Previous reports of desert expansion have erred by assuming that trends observed in a few isolated locations were occurring across the entire continent, says Tucker. They also failed to take into account the effect of a drought that plagued the region during the 1970s and 1980s, causing vegetation patterns to shift, he adds.

Meteorological satellites, however, now allow broad regional tracking of the desert's boundary, which Tucker's group defines as the area that receives 200 millimeters of rainfall per year. The scientists gauged precipitation amounts indirectly from the amount of red light reflected off Earth's surface. Because chlorophyll in plants absorbs red light, desert areas reflect more red light than do vegetated regions. Areas of thicker plants correspond to areas that receive greater amounts of rainfall.

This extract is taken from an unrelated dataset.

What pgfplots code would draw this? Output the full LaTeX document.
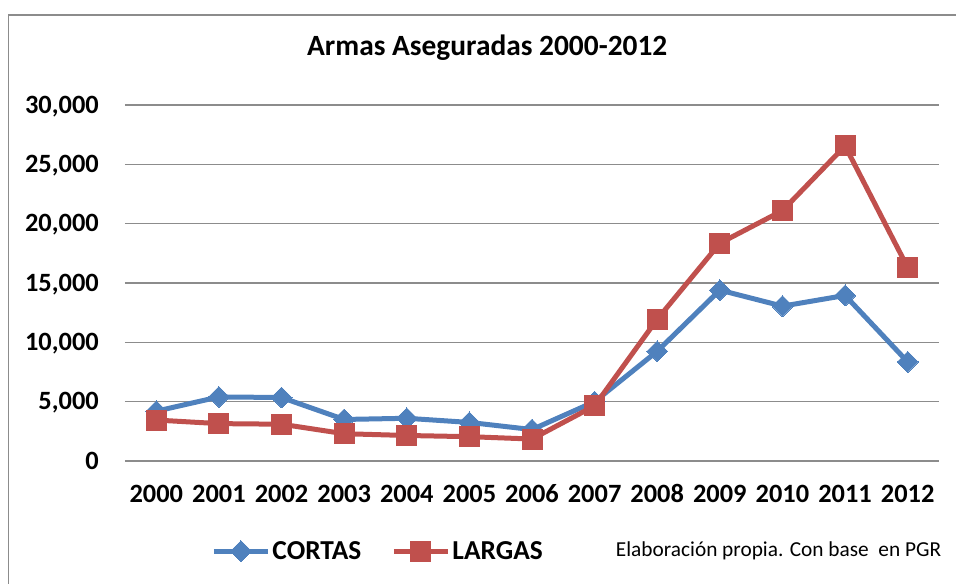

The boundary between the arid Sahara and the semi-arid Sahel region migrated appreciably each year during the study period. From 1980 to 1984, the desert expanded southward, with the boundary shifting 240 kilometers (km). But from 1984 to 1985, the trend reversed and the divider moved north by 110 km in a single year. It moved northward another 30 km the next year. In 1987, the boundary shifted back southward by 55 km, and northward 100 km in 1988. In 1989 and 1990, it shifted southward 77 km.

While the southern extent of the Sahara in 1990 reached 130 km further south than in 1980, that difference does not reflect a long term trend but rather a difference in the year-to-year rainfall, Tucker says. The results suggest researchers will have to measure over a number of decades in order to discern any long-term changes due to human activities, he contends.

During the last decade, reports of desert expansion in the Sahara prompted development programs to provide substantial funds for planting and irrigating rows of trees -- an expensive effort designed to stabilize sand dunes. But these agencies are now shifting their focus, in part because of the satellite measurements. "This is the first time that we have had a broad overview of the desert boundary issue," says Ridley Nelson, and agricultural economist with the World Bank in Washington, D.C. Development organizations see desert advancement as less of a problem and are instead addressing practices that lower the productivity of dry land areas, Nelson says.